Отрывок из книги моей мамы.

«Когда началась война, мне было 8 лет, я окончила 1-й класс и умела хорошо считать «в столбик», писать и читать. Нас собрали в школе (школа № 4 г. Новороссийска) и готовили к обороне: учили надевать противогаз, стирать и на ладошках быстро скатывать бинт, вчетвером мы носили раненых на носилках.

Кормили раненых всем, что находили дома, бегали в разбитые магазины – искали еду. Впоследствии еду для беженцев и солдат готовили в столовой цементного завода.

Жутко было слышать стоны, крики, а еще страшнее собирать останки погибших. Мне и до сих пор снится война.

Военные проводили с нами занятия. Учили, как спасаться от отравляющих веществ. Младший лейтенант Леонид Воробьев предупреждал нас: «Бомбежек не бойтесь. При появлении немецких бомбардировщиков из-за перевала «Сахарная головка» будьте особенно бдительны. Как только видите, что оторвалась и летит на вас бомба – бегите навстречу самолету. Бомба пролетит над вами, она после сброса еще 150 метров летит по траектории, по инерции». Этот правило спасло многих при эвакуации беженцев, которых на двух судах осенью 1941 года привезли из Одессы в Новороссийск под охраной линкора «Парижская коммуна» (раньше и позже он назывался «Севастополь»).

Младшему лейтенанту Леониду (а, может, был он Алексеем) Воробьеву я подарила свою детскую фотографию, где написала: «Увидимся после Победы!» Может быть, она цела и где-то пылится у его родственников Он был русским, с волжским акцентом на «о».

Привезенных беженцев вели, несли, сопровождали все, кто мог (и мы, «младшие санитары») к подножью перевала, к двум тоннелям. Тоннели были вырублены вручную кирками, молотками, ломами рабочих. Начиная с 1882 года, здесь добывается сырье – камень мергель для производства цемента на заводе «Пролетарий». Правый тоннель протянулся под горой на 800 метров, туда свозили раненых и оставшихся военнослужащих; левый тоннель был 1200 метров и там размещали гражданское население и беженцев. Внутри, по скалам текла черная вода, внизу тоннеля проходили рельсы узкоколейки. В мирное время по ним «гоняли» вручную вагонетки с камнем, а далее уже по склонам горы бремсбергом (канатной дорогой) доставляли в цех шахтных печей для обжига.

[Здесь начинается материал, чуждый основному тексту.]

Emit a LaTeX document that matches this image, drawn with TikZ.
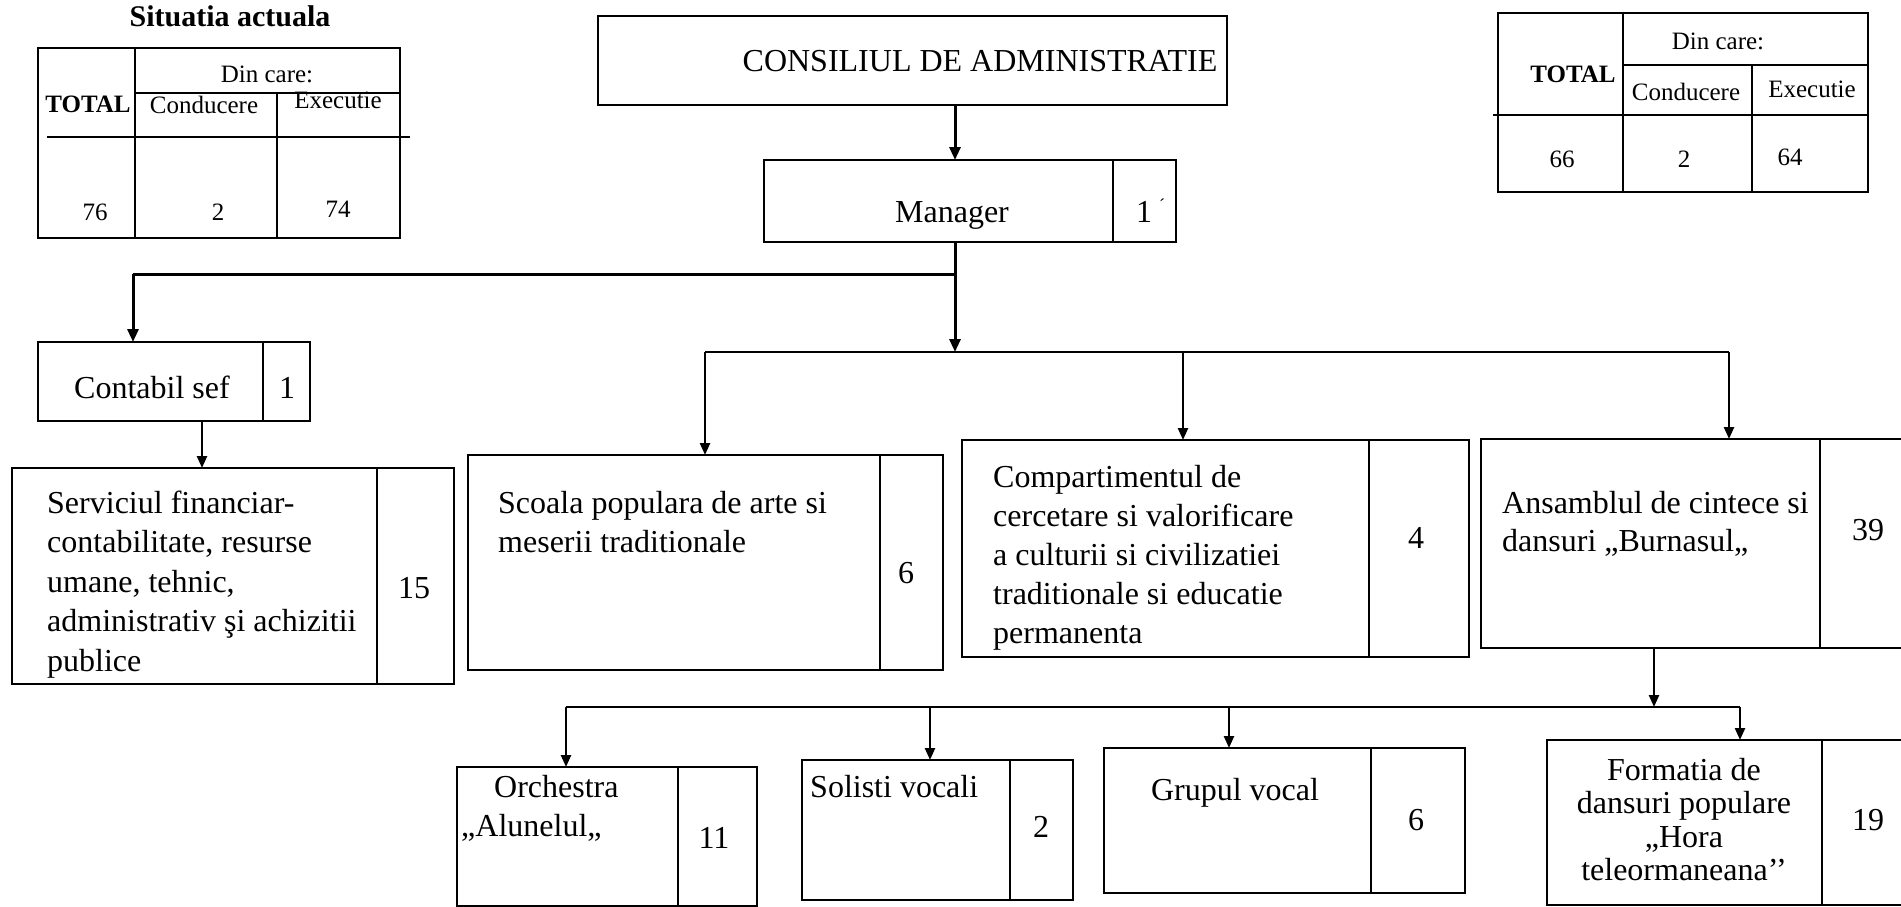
\documentclass[tikz,border=0pt]{standalone}
\usepackage{fontspec}
\setmainfont{Liberation Serif}
\usetikzlibrary{arrows.meta}
\begin{document}
\begin{tikzpicture}[x=1pt,y=-1pt,
  cell/.style={draw,line width=2.4pt,inner sep=0pt,outer sep=0pt,anchor=north west},
  tl/.style={line width=2.4pt},
  thk/.style={line width=3pt},
  arr/.style={line width=2.4pt,-{Triangle[length=12pt,width=10pt]}},
  arrb/.style={line width=3pt,-{Triangle[length=13pt,width=11pt]}},
  txt/.style={inner sep=0pt,anchor=base,font=\fontsize{32}{38}\selectfont},
  txtl/.style={txt,anchor=base west},
  tb/.style={inner sep=0pt,anchor=base,font=\fontsize{25}{30}\selectfont},
  tbb/.style={tb,font=\fontsize{25}{30}\selectfont\bfseries},
]
\useasboundingbox (0,0) rectangle (1901,907);
\clip (0,0) rectangle (1901,907);

% ---------- left table ----------
\node[inner sep=0pt,anchor=base,font=\fontsize{30}{36}\selectfont\bfseries] (title1) at (230,27) {Situatia actuala};
\draw[tl] (38,48) rectangle (400,238);
\draw[tl] (135,48) -- (135,238);
\draw[tl] (135,93) -- (400,93);
\draw[tl] (277,93) -- (277,238);
\draw[tl] (47,137) -- (410,137);
\node[tbb] (ta-total) at (88,112) {TOTAL};
\node[tb] (ta-din) at (267,83) {Din care:};
\node[tb] (ta-cond) at (204,113) {Conducere};
\node[tb] (ta-exec) at (338,108) {Executie};
\node[tb] (ta-76) at (95,220) {76};
\node[tb] (ta-2) at (218,220) {2};
\node[tb] (ta-74) at (338,217) {74};

% ---------- right table ----------
\draw[tl] (1498,13) rectangle (1868,192);
\draw[tl] (1623,13) -- (1623,192);
\draw[tl] (1623,65) -- (1868,65);
\draw[tl] (1752,65) -- (1752,192);
\draw[tl] (1493,115) -- (1868,115);
\node[tbb] (tb-total) at (1573,83) {TOTAL};
\node[tb] (tb-din) at (1718,50) {Din care:};
\node[tb] (tb-cond) at (1686,100) {Conducere};
\node[tb] (tb-exec) at (1812,97) {Executie};
\node[tb] (tb-66) at (1562,167) {66};
\node[tb] (tb-2) at (1684,167) {2};
\node[tb] (tb-64) at (1790,165) {64};

% ---------- boxes ----------
\node[cell,minimum width=629pt,minimum height=89pt] (cons) at (598,16) {};
\node[txt] (cons-t) at (980,72) {CONSILIUL DE ADMINISTRATIE};

\node[cell,minimum width=349pt,minimum height=82pt] (mgr) at (764,160) {};
\node[cell,minimum width=63pt,minimum height=82pt] (mgrn) at (1113,160) {};
\node[txt] (mgr-t) at (952,222) {Manager};
\node[txt] (mgr-n) at (1144,222) {1};
\node[inner sep=0pt,font=\fontsize{18}{18}\selectfont] (mgr-m) at (1162,205) {´};

\node[cell,minimum width=225pt,minimum height=79pt] (cont) at (38,342) {};
\node[cell,minimum width=47pt,minimum height=79pt] (contn) at (263,342) {};
\node[txt] (cont-t) at (152,398) {Contabil sef};
\node[txt] (cont-n) at (287,398) {1};

\node[cell,minimum width=365pt,minimum height=216pt] (serv) at (12,468) {};
\node[cell,minimum width=77pt,minimum height=216pt] (servn) at (377,468) {};
\foreach \t [count=\i from 0] in {{Serviciul financiar-},{contabilitate, resurse},{umane, tehnic,},{administrativ şi achizitii},{publice}}
  \node[txtl] (serv-l\i) at (47,513+39.5*\i) {\t};
\node[txt] (serv-n) at (414,598) {15};

\node[cell,minimum width=412pt,minimum height=215pt] (scoala) at (468,455) {};
\node[cell,minimum width=63pt,minimum height=215pt] (scoalan) at (880,455) {};
\foreach \t [count=\i from 0] in {{Scoala populara de arte si},{meserii traditionale}}
  \node[txtl] (scoala-l\i) at (498,513+39.5*\i) {\t};
\node[txt] (scoala-n) at (906,583) {6};

\node[cell,minimum width=407pt,minimum height=217pt] (comp) at (962,440) {};
\node[cell,minimum width=100pt,minimum height=217pt] (compn) at (1369,440) {};
\foreach \t [count=\i from 0] in {{Compartimentul de},{cercetare si valorificare},{a culturii si civilizatiei},{traditionale si educatie},{permanenta}}
  \node[txtl] (comp-l\i) at (993,487+39*\i) {\t};
\node[txt] (comp-n) at (1416,548) {4};

\node[cell,minimum width=339pt,minimum height=209pt] (ans) at (1481,439) {};
\node[cell,minimum width=100pt,minimum height=209pt] (ansn) at (1820,439) {};
\foreach \t [count=\i from 0] in {{Ansamblul de cintece si},{dansuri „Burnasul„}}
  \node[txtl] (ans-l\i) at (1502,513+38*\i) {\t};
\node[txt] (ans-n) at (1868,540) {39};

\node[cell,minimum width=221pt,minimum height=139pt] (orch) at (457,767) {};
\node[cell,minimum width=79pt,minimum height=139pt] (orchn) at (678,767) {};
\node[txtl] (orch-l0) at (494,797) {Orchestra};
\node[txtl] (orch-l1) at (461,836) {„Alunelul„};
\node[txt] (orch-n) at (714,848) {11};

\node[cell,minimum width=208pt,minimum height=140pt] (sol) at (802,760) {};
\node[cell,minimum width=63pt,minimum height=140pt] (soln) at (1010,760) {};
\node[txtl] (sol-t) at (810,797) {Solisti vocali};
\node[txt] (sol-n) at (1041,837) {2};

\node[cell,minimum width=267pt,minimum height=145pt] (grup) at (1104,748) {};
\node[cell,minimum width=94pt,minimum height=145pt] (grupn) at (1371,748) {};
\node[txt] (grup-t) at (1235,800) {Grupul vocal};
\node[txt] (grup-n) at (1416,830) {6};

\node[cell,minimum width=275pt,minimum height=165pt] (form) at (1547,740) {};
\node[cell,minimum width=100pt,minimum height=165pt] (formn) at (1822,740) {};
\foreach \t [count=\i from 0] in {{Formatia de},{dansuri populare},{„Hora},{teleormaneana’’}}
  \node[txt] (form-l\i) at (1684,780+33.5*\i) {\t};
\node[txt] (form-n) at (1868,830) {19};

% ---------- connectors ----------
\draw[arrb] (cons.south -| 955,0) -- (mgr.north -| 955,0);

\coordinate (j1) at (955,274);
\coordinate (j1l) at (133,274);
\draw[thk] (mgr.south -| j1) -- (j1) -- (j1l);
\draw[arrb] (j1l) -- (cont.north -| j1l);

\coordinate (j2) at (955,352);
\draw[arrb] (mgr.south -| j2) -- (j2);
\coordinate (h2l) at (705,352);
\coordinate (h2m) at (1183,352);
\coordinate (h2r) at (1729,352);
\draw[tl] (h2l) -- (h2r);
\draw[arr] (h2l) -- (scoala.north -| h2l);
\draw[arr] (h2m) -- (comp.north -| h2m);
\draw[arr] (h2r) -- (ans.north -| h2r);

\draw[arr] (cont.south -| 202,0) -- (serv.north -| 202,0);

\coordinate (j3) at (1654,707);
\draw[arr] (ans.south -| j3) -- (j3);
\coordinate (h3l) at (566,707);
\coordinate (h3a) at (930,707);
\coordinate (h3b) at (1229,707);
\coordinate (h3r) at (1740,707);
\draw[tl] (h3l) -- (h3r);
\draw[arr] (h3l) -- (orch.north -| h3l);
\draw[arr] (h3a) -- (sol.north -| h3a);
\draw[arr] (h3b) -- (grup.north -| h3b);
\draw[arr] (h3r) -- (form.north -| h3r);
\end{tikzpicture}
\end{document}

Местным жителям были даны указания: сколотить деревянные щиты и положить на рельсы – это было и лежаком, и столом, и местом проживания в тоннелях. Самым страшным был недостаток воздуха. Особенно в средней части тоннеля – гасли свечи, задыхались люди. Приходилось их выносить и выводить на воздух. На выходе из тоннелей было жутко от бомбежек.

При подходе второго судна с беженцами моей бригаде «младших санитаров» было дано задание: помогать родителям с маленькими детьми и провожать их в тоннель, а при сильной бомбежке прятаться в «щели». Щелью называлась небольшая траншея, внутри отделанная бондарной клёпкой (из неё делают бочки для цемента), щиты из клёпки присыпали землей. Щели от бомбежек не спасали, но в них можно было укрыться от осколков.

Мне поручили семью из 6 человек. Я вела за ручку маленькую девочку Софочку; чтобы она не боялась и не плакала, ей дали букетик цветов. Мы уже подошли к горе, как началась бомбежка. Все побежали в окопы-щели. Я звала своих подопечных бежать за мной навстречу самолетам и выпущенным бомбам, но мама Софочки вырвала у меня ее ручку и побежала в укрытия, а я бежала в гору. Бомбы сыпались как горох, небо было черным от самолетов и дыма, а я все бежала и остановилась, когда далеко за своей спиной услышала взрывы. Постояв минут 10, пока падали осколки от бомб, я вернулась к окопчику, но там в живых никого не осталось, только из-под завала было видно кусочек серого в клеточку пальтишка и оторванная ручка маленькой Софочки с одним стебельком цветка, запутавшегося между пальчиками. Как же так, ведь сейчас, совсем недавно, несколько минут назад они были живы.. После увиденного и пережитого мне было очень плохо.»